SET TASK ▸ Quote the whole listing exactly. Leave the pictures out of your copy.

RAW DATA ▸
--- start ---

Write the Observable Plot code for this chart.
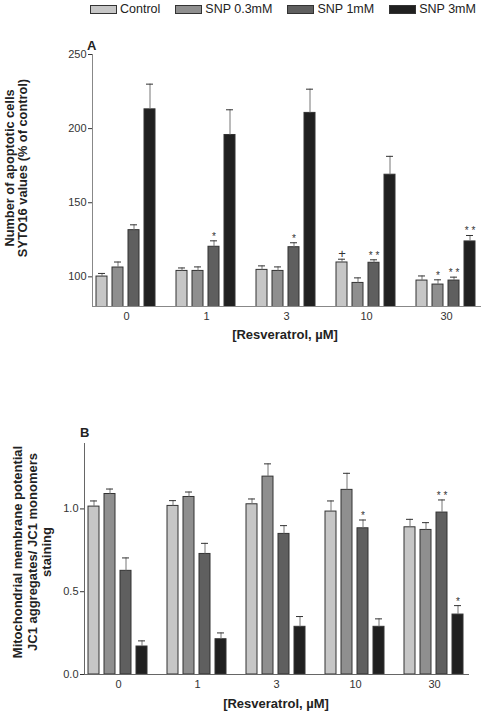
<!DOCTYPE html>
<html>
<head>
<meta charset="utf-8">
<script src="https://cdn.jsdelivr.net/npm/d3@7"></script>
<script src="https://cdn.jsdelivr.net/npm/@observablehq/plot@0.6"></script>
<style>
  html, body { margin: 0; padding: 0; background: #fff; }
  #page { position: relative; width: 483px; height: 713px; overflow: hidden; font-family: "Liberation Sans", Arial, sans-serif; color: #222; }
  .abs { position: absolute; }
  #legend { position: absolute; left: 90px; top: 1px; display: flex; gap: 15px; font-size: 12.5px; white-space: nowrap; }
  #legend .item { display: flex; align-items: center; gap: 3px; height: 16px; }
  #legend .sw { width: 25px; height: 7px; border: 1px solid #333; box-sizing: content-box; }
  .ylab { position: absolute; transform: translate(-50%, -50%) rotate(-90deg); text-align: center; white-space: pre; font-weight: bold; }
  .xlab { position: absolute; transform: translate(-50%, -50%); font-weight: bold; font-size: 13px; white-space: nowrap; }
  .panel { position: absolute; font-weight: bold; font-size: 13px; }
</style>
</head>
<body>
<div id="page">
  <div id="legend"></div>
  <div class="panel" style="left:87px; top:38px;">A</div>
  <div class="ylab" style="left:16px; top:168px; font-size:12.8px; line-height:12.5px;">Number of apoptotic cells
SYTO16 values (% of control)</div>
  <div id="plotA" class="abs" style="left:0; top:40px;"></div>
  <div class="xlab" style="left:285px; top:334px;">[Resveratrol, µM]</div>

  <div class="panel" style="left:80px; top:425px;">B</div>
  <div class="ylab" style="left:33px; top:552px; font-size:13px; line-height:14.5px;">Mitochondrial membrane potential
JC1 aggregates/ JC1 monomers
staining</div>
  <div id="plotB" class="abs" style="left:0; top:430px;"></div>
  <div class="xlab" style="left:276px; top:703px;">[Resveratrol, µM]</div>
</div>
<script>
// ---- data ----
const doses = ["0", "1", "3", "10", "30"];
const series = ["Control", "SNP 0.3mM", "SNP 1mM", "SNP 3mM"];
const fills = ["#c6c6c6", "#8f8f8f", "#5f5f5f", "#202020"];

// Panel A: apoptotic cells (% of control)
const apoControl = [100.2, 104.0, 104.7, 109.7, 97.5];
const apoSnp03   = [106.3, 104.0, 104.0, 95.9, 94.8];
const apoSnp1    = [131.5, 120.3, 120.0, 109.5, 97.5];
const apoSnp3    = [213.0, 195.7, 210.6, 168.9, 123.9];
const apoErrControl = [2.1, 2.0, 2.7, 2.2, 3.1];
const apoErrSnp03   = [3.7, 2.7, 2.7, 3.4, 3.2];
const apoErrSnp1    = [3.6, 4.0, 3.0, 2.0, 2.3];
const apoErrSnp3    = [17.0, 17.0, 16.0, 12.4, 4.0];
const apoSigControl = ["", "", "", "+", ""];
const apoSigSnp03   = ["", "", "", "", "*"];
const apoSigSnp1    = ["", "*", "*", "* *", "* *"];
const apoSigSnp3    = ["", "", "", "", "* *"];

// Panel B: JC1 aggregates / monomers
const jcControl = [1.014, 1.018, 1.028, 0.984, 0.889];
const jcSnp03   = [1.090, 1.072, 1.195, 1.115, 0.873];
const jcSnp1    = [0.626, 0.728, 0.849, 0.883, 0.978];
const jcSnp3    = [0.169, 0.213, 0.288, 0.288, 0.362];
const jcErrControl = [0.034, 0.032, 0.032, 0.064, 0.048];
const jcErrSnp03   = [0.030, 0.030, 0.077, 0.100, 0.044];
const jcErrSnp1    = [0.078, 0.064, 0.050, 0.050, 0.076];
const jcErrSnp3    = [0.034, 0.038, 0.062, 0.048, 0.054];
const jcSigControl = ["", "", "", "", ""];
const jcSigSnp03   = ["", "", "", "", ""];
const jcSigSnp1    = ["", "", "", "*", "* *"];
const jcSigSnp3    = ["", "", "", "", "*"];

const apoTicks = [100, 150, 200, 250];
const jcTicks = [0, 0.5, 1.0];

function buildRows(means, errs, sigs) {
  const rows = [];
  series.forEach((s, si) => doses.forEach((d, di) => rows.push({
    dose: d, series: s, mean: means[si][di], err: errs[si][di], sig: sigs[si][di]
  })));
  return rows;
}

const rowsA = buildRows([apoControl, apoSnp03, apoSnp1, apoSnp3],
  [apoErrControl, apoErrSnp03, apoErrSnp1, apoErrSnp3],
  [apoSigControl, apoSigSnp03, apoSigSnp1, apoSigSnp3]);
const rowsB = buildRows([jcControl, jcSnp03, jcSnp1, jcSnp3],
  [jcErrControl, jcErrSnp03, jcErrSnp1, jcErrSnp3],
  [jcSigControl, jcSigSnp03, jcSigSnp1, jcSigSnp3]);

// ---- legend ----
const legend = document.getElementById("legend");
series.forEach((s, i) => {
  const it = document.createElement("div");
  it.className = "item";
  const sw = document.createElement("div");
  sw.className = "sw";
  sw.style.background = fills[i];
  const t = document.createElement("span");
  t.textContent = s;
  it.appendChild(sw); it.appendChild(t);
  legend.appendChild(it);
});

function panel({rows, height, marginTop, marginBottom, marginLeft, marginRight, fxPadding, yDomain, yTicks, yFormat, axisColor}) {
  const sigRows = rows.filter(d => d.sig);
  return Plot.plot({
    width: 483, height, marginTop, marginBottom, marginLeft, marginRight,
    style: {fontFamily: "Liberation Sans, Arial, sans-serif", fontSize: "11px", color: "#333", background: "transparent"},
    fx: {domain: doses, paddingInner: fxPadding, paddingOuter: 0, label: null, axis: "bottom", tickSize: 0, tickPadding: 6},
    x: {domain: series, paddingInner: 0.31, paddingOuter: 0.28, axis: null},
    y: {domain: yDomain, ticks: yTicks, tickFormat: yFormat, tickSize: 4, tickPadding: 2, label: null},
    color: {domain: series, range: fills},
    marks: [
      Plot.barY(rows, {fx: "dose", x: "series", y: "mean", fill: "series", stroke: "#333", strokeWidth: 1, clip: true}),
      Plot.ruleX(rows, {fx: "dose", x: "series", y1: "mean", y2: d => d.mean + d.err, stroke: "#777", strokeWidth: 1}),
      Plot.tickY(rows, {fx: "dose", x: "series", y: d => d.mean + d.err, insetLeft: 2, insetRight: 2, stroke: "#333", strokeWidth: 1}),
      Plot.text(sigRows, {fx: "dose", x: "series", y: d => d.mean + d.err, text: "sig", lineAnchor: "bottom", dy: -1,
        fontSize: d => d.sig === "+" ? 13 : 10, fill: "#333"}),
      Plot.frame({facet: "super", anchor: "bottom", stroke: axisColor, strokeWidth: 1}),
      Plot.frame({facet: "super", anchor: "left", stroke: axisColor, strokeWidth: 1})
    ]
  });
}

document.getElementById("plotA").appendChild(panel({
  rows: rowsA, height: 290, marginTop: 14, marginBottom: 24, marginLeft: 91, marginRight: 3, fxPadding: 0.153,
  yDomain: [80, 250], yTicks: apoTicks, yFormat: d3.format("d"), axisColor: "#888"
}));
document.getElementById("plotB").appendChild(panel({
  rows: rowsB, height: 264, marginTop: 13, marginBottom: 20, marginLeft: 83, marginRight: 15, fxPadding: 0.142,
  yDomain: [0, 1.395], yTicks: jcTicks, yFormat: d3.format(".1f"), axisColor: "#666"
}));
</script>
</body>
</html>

--- end ---

REPLY ▸
Write the Observable Plot code for this chart.
<!DOCTYPE html>
<html>
<head>
<meta charset="utf-8">
<script src="https://cdn.jsdelivr.net/npm/d3@7"></script>
<script src="https://cdn.jsdelivr.net/npm/@observablehq/plot@0.6"></script>
<style>
  html, body { margin: 0; padding: 0; background: #fff; }
  #page { position: relative; width: 483px; height: 713px; overflow: hidden; font-family: "Liberation Sans", Arial, sans-serif; color: #222; }
  .abs { position: absolute; }
  #legend { position: absolute; left: 90px; top: 1px; display: flex; gap: 15px; font-size: 12.5px; white-space: nowrap; }
  #legend .item { display: flex; align-items: center; gap: 3px; height: 16px; }
  #legend .sw { width: 25px; height: 7px; border: 1px solid #333; box-sizing: content-box; }
  .ylab { position: absolute; transform: translate(-50%, -50%) rotate(-90deg); text-align: center; white-space: pre; font-weight: bold; }
  .xlab { position: absolute; transform: translate(-50%, -50%); font-weight: bold; font-size: 13px; white-space: nowrap; }
  .panel { position: absolute; font-weight: bold; font-size: 13px; }
</style>
</head>
<body>
<div id="page">
  <div id="legend"></div>
  <div class="panel" style="left:87px; top:38px;">A</div>
  <div class="ylab" style="left:16px; top:168px; font-size:12.8px; line-height:12.5px;">Number of apoptotic cells
SYTO16 values (% of control)</div>
  <div id="plotA" class="abs" style="left:0; top:40px;"></div>
  <div class="xlab" style="left:285px; top:334px;">[Resveratrol, µM]</div>

  <div class="panel" style="left:80px; top:425px;">B</div>
  <div class="ylab" style="left:33px; top:552px; font-size:13px; line-height:14.5px;">Mitochondrial membrane potential
JC1 aggregates/ JC1 monomers
staining</div>
  <div id="plotB" class="abs" style="left:0; top:430px;"></div>
  <div class="xlab" style="left:276px; top:703px;">[Resveratrol, µM]</div>
</div>
<script>
// ---- data ----
const doses = ["0", "1", "3", "10", "30"];
const series = ["Control", "SNP 0.3mM", "SNP 1mM", "SNP 3mM"];
const fills = ["#c6c6c6", "#8f8f8f", "#5f5f5f", "#202020"];

// Panel A: apoptotic cells (% of control)
const apoControl = [100.2, 104.0, 104.7, 109.7, 97.5];
const apoSnp03   = [106.3, 104.0, 104.0, 95.9, 94.8];
const apoSnp1    = [131.5, 120.3, 120.0, 109.5, 97.5];
const apoSnp3    = [213.0, 195.7, 210.6, 168.9, 123.9];
const apoErrControl = [2.1, 2.0, 2.7, 2.2, 3.1];
const apoErrSnp03   = [3.7, 2.7, 2.7, 3.4, 3.2];
const apoErrSnp1    = [3.6, 4.0, 3.0, 2.0, 2.3];
const apoErrSnp3    = [17.0, 17.0, 16.0, 12.4, 4.0];
const apoSigControl = ["", "", "", "+", ""];
const apoSigSnp03   = ["", "", "", "", "*"];
const apoSigSnp1    = ["", "*", "*", "* *", "* *"];
const apoSigSnp3    = ["", "", "", "", "* *"];

// Panel B: JC1 aggregates / monomers
const jcControl = [1.014, 1.018, 1.028, 0.984, 0.889];
const jcSnp03   = [1.090, 1.072, 1.195, 1.115, 0.873];
const jcSnp1    = [0.626, 0.728, 0.849, 0.883, 0.978];
const jcSnp3    = [0.169, 0.213, 0.288, 0.288, 0.362];
const jcErrControl = [0.034, 0.032, 0.032, 0.064, 0.048];
const jcErrSnp03   = [0.030, 0.030, 0.077, 0.100, 0.044];
const jcErrSnp1    = [0.078, 0.064, 0.050, 0.050, 0.076];
const jcErrSnp3    = [0.034, 0.038, 0.062, 0.048, 0.054];
const jcSigControl = ["", "", "", "", ""];
const jcSigSnp03   = ["", "", "", "", ""];
const jcSigSnp1    = ["", "", "", "*", "* *"];
const jcSigSnp3    = ["", "", "", "", "*"];

const apoTicks = [100, 150, 200, 250];
const jcTicks = [0, 0.5, 1.0];

function buildRows(means, errs, sigs) {
  const rows = [];
  series.forEach((s, si) => doses.forEach((d, di) => rows.push({
    dose: d, series: s, mean: means[si][di], err: errs[si][di], sig: sigs[si][di]
  })));
  return rows;
}

const rowsA = buildRows([apoControl, apoSnp03, apoSnp1, apoSnp3],
  [apoErrControl, apoErrSnp03, apoErrSnp1, apoErrSnp3],
  [apoSigControl, apoSigSnp03, apoSigSnp1, apoSigSnp3]);
const rowsB = buildRows([jcControl, jcSnp03, jcSnp1, jcSnp3],
  [jcErrControl, jcErrSnp03, jcErrSnp1, jcErrSnp3],
  [jcSigControl, jcSigSnp03, jcSigSnp1, jcSigSnp3]);

// ---- legend ----
const legend = document.getElementById("legend");
series.forEach((s, i) => {
  const it = document.createElement("div");
  it.className = "item";
  const sw = document.createElement("div");
  sw.className = "sw";
  sw.style.background = fills[i];
  const t = document.createElement("span");
  t.textContent = s;
  it.appendChild(sw); it.appendChild(t);
  legend.appendChild(it);
});

function panel({rows, height, marginTop, marginBottom, marginLeft, marginRight, fxPadding, yDomain, yTicks, yFormat, axisColor}) {
  const sigRows = rows.filter(d => d.sig);
  return Plot.plot({
    width: 483, height, marginTop, marginBottom, marginLeft, marginRight,
    style: {fontFamily: "Liberation Sans, Arial, sans-serif", fontSize: "11px", color: "#333", background: "transparent"},
    fx: {domain: doses, paddingInner: fxPadding, paddingOuter: 0, label: null, axis: "bottom", tickSize: 0, tickPadding: 6},
    x: {domain: series, paddingInner: 0.31, paddingOuter: 0.28, axis: null},
    y: {domain: yDomain, ticks: yTicks, tickFormat: yFormat, tickSize: 4, tickPadding: 2, label: null},
    color: {domain: series, range: fills},
    marks: [
      Plot.barY(rows, {fx: "dose", x: "series", y: "mean", fill: "series", stroke: "#333", strokeWidth: 1, clip: true}),
      Plot.ruleX(rows, {fx: "dose", x: "series", y1: "mean", y2: d => d.mean + d.err, stroke: "#777", strokeWidth: 1}),
      Plot.tickY(rows, {fx: "dose", x: "series", y: d => d.mean + d.err, insetLeft: 2, insetRight: 2, stroke: "#333", strokeWidth: 1}),
      Plot.text(sigRows, {fx: "dose", x: "series", y: d => d.mean + d.err, text: "sig", lineAnchor: "bottom", dy: -1,
        fontSize: d => d.sig === "+" ? 13 : 10, fill: "#333"}),
      Plot.frame({facet: "super", anchor: "bottom", stroke: axisColor, strokeWidth: 1}),
      Plot.frame({facet: "super", anchor: "left", stroke: axisColor, strokeWidth: 1})
    ]
  });
}

document.getElementById("plotA").appendChild(panel({
  rows: rowsA, height: 290, marginTop: 14, marginBottom: 24, marginLeft: 91, marginRight: 3, fxPadding: 0.153,
  yDomain: [80, 250], yTicks: apoTicks, yFormat: d3.format("d"), axisColor: "#888"
}));
document.getElementById("plotB").appendChild(panel({
  rows: rowsB, height: 264, marginTop: 13, marginBottom: 20, marginLeft: 83, marginRight: 15, fxPadding: 0.142,
  yDomain: [0, 1.395], yTicks: jcTicks, yFormat: d3.format(".1f"), axisColor: "#666"
}));
</script>
</body>
</html>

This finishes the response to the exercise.